Não sou pra todos.
Gosto muito do meu mundinho, e ele é cheio de surpresas, palavras soltas e cores misturadas.
Às vezes, tem um céu azul, outras vezes tem tempestade.
Lá dentro cabem sonhos de todos os tamanhos.
Mas não cabe muita gente.
Todas as pessoas que estão dentro dele não estão por acaso. São pra mim necessárias!

quarta-feira, 29 de outubro de 2008

'o espanto é mais essencial que a compreensão'

"Um dos meus defeitos de adolescente era não gostar de nada que eu não compreendia, a começar por mim mesma. Até que um dia compreendi que compreender não é tudo. Acho que foi quando assisti pela primeira vez a uma peça do Gerald Thomas.

Vou deixar as piadas de lado, pois tenho gente mais ilustre pra citar. O fato é que queremos, todos, compreender. É irritante não entender o final de um filme, e mais ainda o final de um amor. Pior do que dever dinheiro é ficar devendo respostas para as questões que nos formulamos. Exigimos explicações de nós mesmos, na esperança de que isso nos acalme. Como se fosse possível apreender todo o mistério do mundo, como se houvesse palavras suficientes para denominar todos os sentimentos que nos assaltam.

A sábia Lya Luft, em seu livro 'Histórias do Tempo', escreve que 'o espanto é mais essencial que a compreensão'. Ler isto me fez sentir menos louca, pois me assusto todo dia com algumas reações que tenho e que não combinam com meu discurso: não arranjo verbo para encaixá-las no meu modus vivendi.
Com o tempo, no entanto, começo a perceber que meu lado incompreensível é bastante aceitável. Venho acomodando-me, sem fazer muitas perguntas, no hiato que existe entre o racionalizar e o sentir.As relações amorosas são as que mais nos fazem sofrer diante da incompreensão. Acreditamos que compreender 100% uma pessoa nos dará uma espécie de alvará de soltura: ou iremos amá-la com mais intensidade, ou não amá-la com menos remorso.
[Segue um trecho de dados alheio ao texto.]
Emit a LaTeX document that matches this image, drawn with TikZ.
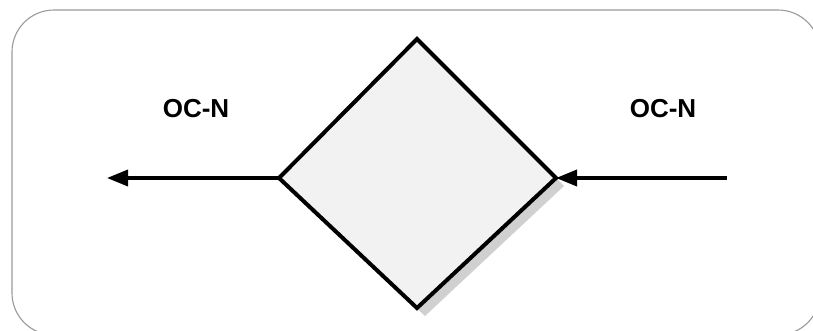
\documentclass[tikz,border=0pt]{standalone}
\usepackage{fontspec}
\setmainfont{Liberation Sans}
\usetikzlibrary{arrows.meta}
\definecolor{framegray}{HTML}{9A9A9A}
\definecolor{diafill}{HTML}{F2F2F2}
\definecolor{shadowgray}{HTML}{D0D0D0}
\tikzset{
  frame/.style={draw=framegray, line width=1.1pt, rounded corners=42pt},
  gate/.style={draw=black, fill=diafill, line width=4pt, line join=miter},
  gateshadow/.style={fill=shadowgray},
  flow/.style={line width=3.6pt, -{Triangle[length=21pt,width=16pt]}},
  lbl/.style={font=\bfseries\fontsize{26}{30}\selectfont, inner sep=0pt}
}
\begin{document}
\begin{tikzpicture}[x=1pt,y=-1pt]
\useasboundingbox (0,0) rectangle (813,331);
\draw[frame] (12,10) rectangle (820,335);
\coordinate (dt) at (417,39);
\coordinate (dr) at (556,178);
\coordinate (db) at (417,308);
\coordinate (dl) at (279,178);
\fill[gateshadow] ([shift={(8,8)}]dt) -- ([shift={(8,8)}]dr) -- ([shift={(8,8)}]db) -- ([shift={(8,8)}]dl) -- cycle;
\draw[gate] (dt) -- (dr) -- (db) -- (dl) -- cycle;
\coordinate (outl) at (107,178);
\coordinate (inr) at (727,178);
\draw[flow] (dl) -- (outl);
\draw[flow] (inr) -- (dr);
\node[lbl] (l1) at (196,109) {OC-N};
\node[lbl] (l2) at (663,109) {OC-N};
\end{tikzpicture}
\end{document}
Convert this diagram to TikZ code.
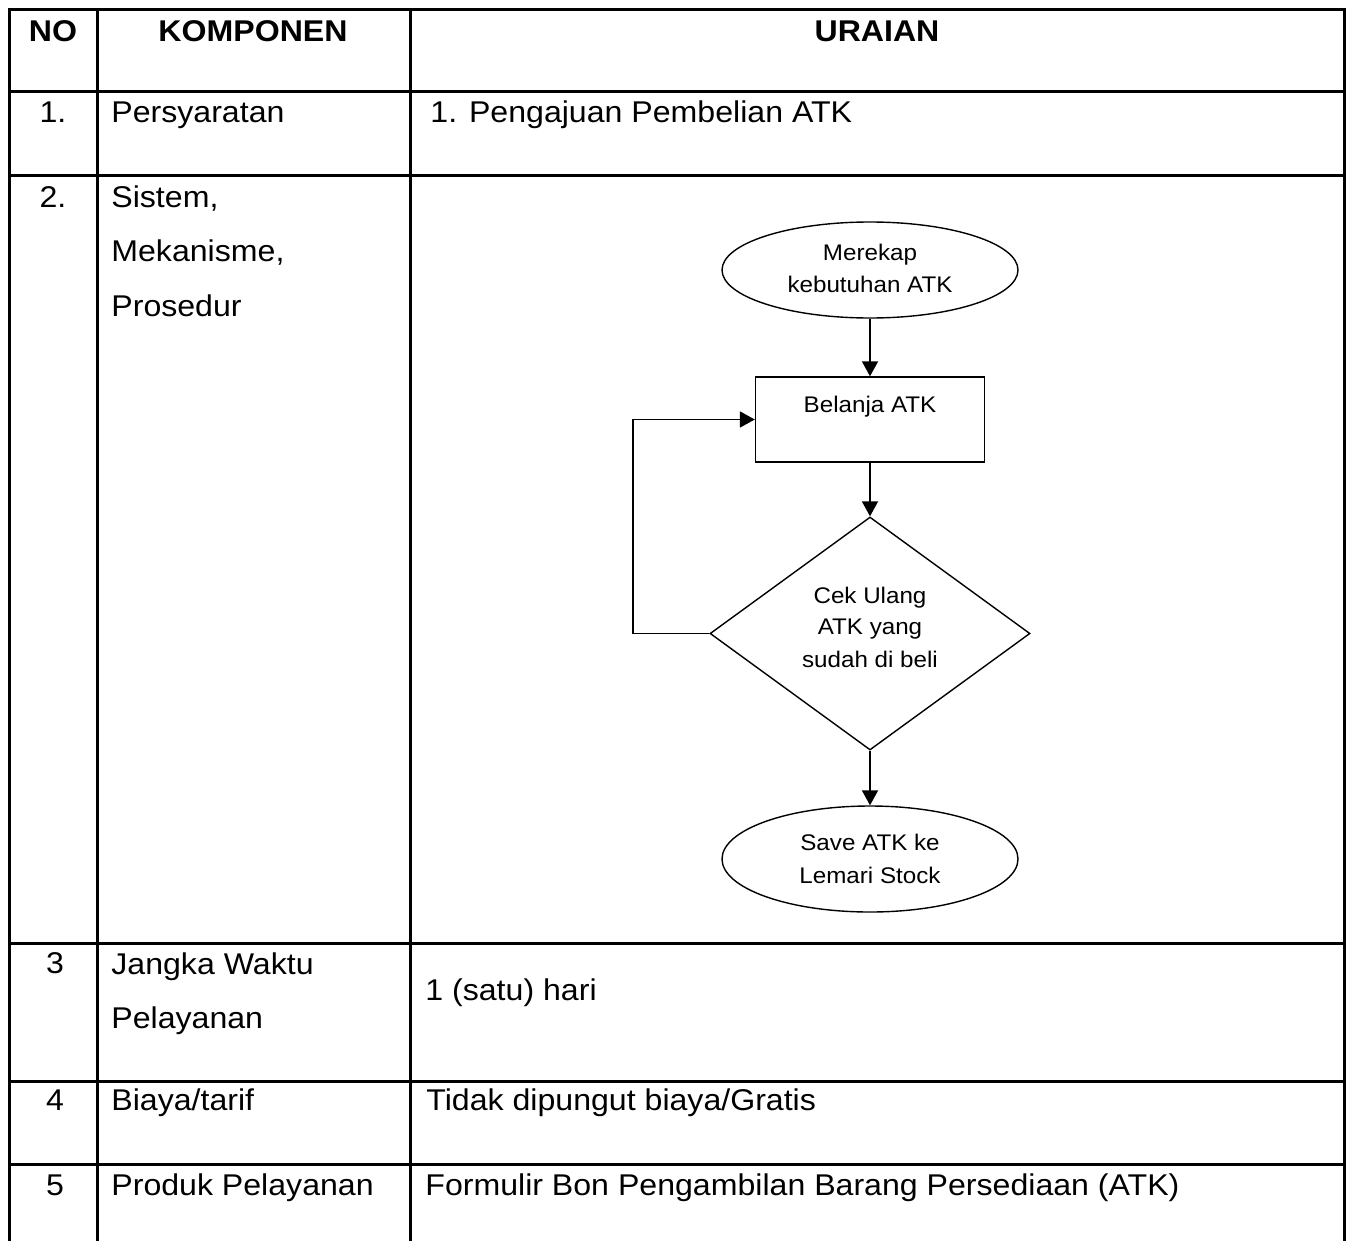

Outro escritor gaúcho vem me mostrar o quanto estou enganada. Verso de Fabrício Carpinejar: 'Te compreender não me libertou'. A compreensão oferecida pela psicanálise, pela meditação e pela passagem do tempo nos torna mais seguros, mas não anula o assombro, o susto, a taquicardia que também revela tanto.
Olho para trás e vejo aquela menina que queria entender tudo, com medo de que não coubesse tamanha quantidade de informação dentro de si. Coube e ainda cabe. E quanto mais entra, mais sobra espaço para a dúvida. Compreendo hoje que nunca entenderei a morte, os sonhos, a sensação de dejá-vu e as premonições. Nunca entenderei por que temos empatia com uma pessoa e nenhuma com outra. Não entendo como o mar não cansa, nem o sol.
Não compreendo a maldade, ainda que a bondade excessiva também me bote medo. Por que os hormônios femininos nos deixam tão vulneráveis e nossa pele combina mais com a de um homem do que com a de outro? Acordo todos os dias às seis da manhã, não importa a hora que tenho ido deitar. Minha alma circula por todo o meu corpo, cada dia está num lugar. E Deus, quem será? Religião, arte, vida: não compreender também pode valer o ingresso".